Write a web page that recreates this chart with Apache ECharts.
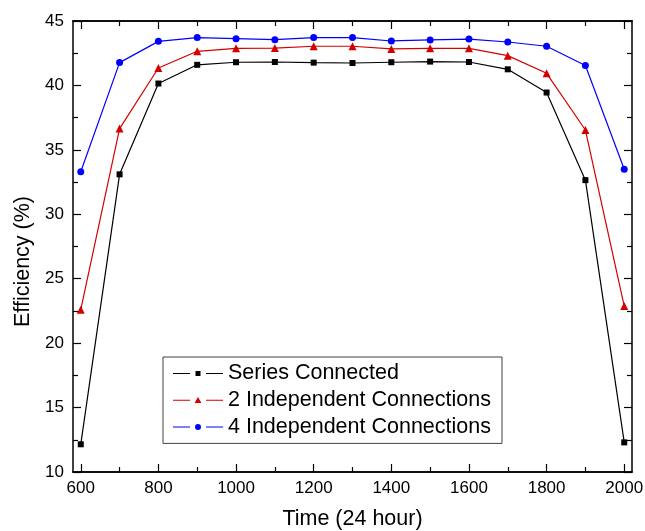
<!DOCTYPE html>
<html>
<head>
<meta charset="utf-8">
<script src="https://cdn.jsdelivr.net/npm/echarts@6/dist/echarts.min.js"></script>
<style>
html,body{margin:0;padding:0;background:#fff;}
#chart{width:645px;height:531px;}
</style>
</head>
<body>
<div id="chart"></div>
<script>
const times = [600,700,800,900,1000,1100,1200,1300,1400,1500,1600,1700,1800,1900,2000];
const seriesConnected = [12.15,33.1,40.15,41.6,41.8,41.82,41.77,41.74,41.8,41.85,41.82,41.25,39.45,32.65,12.3];
const twoIndependent = [22.6,36.65,41.35,42.65,42.88,42.9,43.04,43.04,42.83,42.88,42.88,42.31,40.94,36.54,22.88];
const fourIndependent = [33.3,41.77,43.42,43.71,43.63,43.55,43.71,43.71,43.45,43.53,43.6,43.37,43.04,41.54,33.5];
const xMajorTicks = [600,800,1000,1200,1400,1600,1800,2000];
const xMinorTicks = [700,900,1100,1300,1500,1700,1900];
const seriesNames = ['Series Connected','2 Independent Connections','4 Independent Connections'];

const FONT = 'Arial, "Liberation Sans", sans-serif';
const chart = echarts.init(document.getElementById('chart'));
const axisLineStyle = {color:'#000', width:1.5};
function xAx(position, values, len, labels, extra){
  return Object.assign({
    type:'value', min:580, max:2020, position:position,
    axisLine:{show:true, onZero:false, lineStyle:axisLineStyle},
    axisTick:{show:true, inside:true, length:len, customValues:values, lineStyle:{color:'#000', width:1.2}},
    axisLabel:{show:labels, customValues:values, fontSize:17, color:'#000', margin:8, fontFamily:FONT,
               formatter:function(v){return String(v);}},
    splitLine:{show:false}
  }, extra||{});
}
function yAx(position, labels, extra){
  return Object.assign({
    type:'value', min:10, max:45, interval:5, position:position,
    axisLine:{show:true, onZero:false, lineStyle:axisLineStyle},
    axisTick:{show:true, inside:true, length:8, lineStyle:{color:'#000', width:1.2}},
    minorTick:{show:true, splitNumber:2, length:5, lineStyle:{color:'#000', width:1.2}},
    axisLabel:{show:labels, fontSize:17, color:'#000', margin:9, fontFamily:FONT},
    splitLine:{show:false}
  }, extra||{});
}
const icons = {
  rect: 'path://M0 0M50 8M0 3.5h17v1H0zM33 3.5h17v1H33zM22.5 1.5h5v5h-5z',
  tri: 'path://M0 0M50 8M0 3.5h17v1H0zM33 3.5h17v1H33zM25 0.8L28.4 6.8H21.6z',
  circ: 'path://M0 0M50 8M0 3.5h17v1H0zM33 3.5h17v1H33zM22 4a3 3 0 1 0 6 0a3 3 0 1 0 -6 0z'
};
const colors = ['#000000','#d40000','#0000ff'];
chart.setOption({
  animation:false,
  backgroundColor:'#fff',
  grid:{left:73, right:13, top:21, bottom:59, containLabel:false, outerBoundsMode:'none'},
  legend:{
    orient:'vertical', left:163, top:357,
    padding:[5.5,11,5.5,10], itemGap:4.7,
    itemWidth:50, itemHeight:8,
    borderColor:'#404040', borderWidth:1,
    textStyle:{fontSize:21.5, lineHeight:21, color:'#000', fontFamily:FONT},
    itemStyle:{borderWidth:0},
    data:[
      {name:seriesNames[0], icon:icons.rect},
      {name:seriesNames[1], icon:icons.tri},
      {name:seriesNames[2], icon:icons.circ}
    ]
  },
  xAxis:[
    xAx('bottom', xMajorTicks, 8, true, {name:'Time (24 hour)', nameLocation:'middle', nameGap:36, nameTextStyle:{fontSize:21.5, color:'#000', fontFamily:FONT}}),
    xAx('bottom', xMinorTicks, 5, false),
    xAx('top', xMajorTicks, 8, false),
    xAx('top', xMinorTicks, 5, false)
  ],
  yAxis:[
    yAx('left', true, {name:'Efficiency (%)', nameLocation:'middle', nameGap:38, nameTextStyle:{fontSize:21.5, color:'#000', fontFamily:FONT, padding:[0,30,0,0]}}),
    yAx('right', false)
  ],
  series:[
    {name:seriesNames[0], type:'line', data:times.map((t,i)=>[t,seriesConnected[i]]), symbol:'rect', symbolSize:6,
     itemStyle:{color:colors[0], borderWidth:0}, lineStyle:{color:colors[0], width:1.2}},
    {name:seriesNames[1], type:'line', data:times.map((t,i)=>[t,twoIndependent[i]]), symbol:'triangle', symbolSize:8,
     itemStyle:{color:colors[1], borderWidth:0}, lineStyle:{color:colors[1], width:1.2}},
    {name:seriesNames[2], type:'line', data:times.map((t,i)=>[t,fourIndependent[i]]), symbol:'circle', symbolSize:7,
     itemStyle:{color:colors[2], borderWidth:0}, lineStyle:{color:colors[2], width:1.2}}
  ]
});
</script>
</body>
</html>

▸ **Required work**: Write out again exactly the lines from the start of the data above through the line containing "const seriesNames = ['Series", inclusive, excluding any pictures.

▸ **Exercise result**:
Write a web page that recreates this chart with Apache ECharts.
<!DOCTYPE html>
<html>
<head>
<meta charset="utf-8">
<script src="https://cdn.jsdelivr.net/npm/echarts@6/dist/echarts.min.js"></script>
<style>
html,body{margin:0;padding:0;background:#fff;}
#chart{width:645px;height:531px;}
</style>
</head>
<body>
<div id="chart"></div>
<script>
const times = [600,700,800,900,1000,1100,1200,1300,1400,1500,1600,1700,1800,1900,2000];
const seriesConnected = [12.15,33.1,40.15,41.6,41.8,41.82,41.77,41.74,41.8,41.85,41.82,41.25,39.45,32.65,12.3];
const twoIndependent = [22.6,36.65,41.35,42.65,42.88,42.9,43.04,43.04,42.83,42.88,42.88,42.31,40.94,36.54,22.88];
const fourIndependent = [33.3,41.77,43.42,43.71,43.63,43.55,43.71,43.71,43.45,43.53,43.6,43.37,43.04,41.54,33.5];
const xMajorTicks = [600,800,1000,1200,1400,1600,1800,2000];
const xMinorTicks = [700,900,1100,1300,1500,1700,1900];
const seriesNames = ['Series Connected','2 Independent Connections','4 Independent Connections'];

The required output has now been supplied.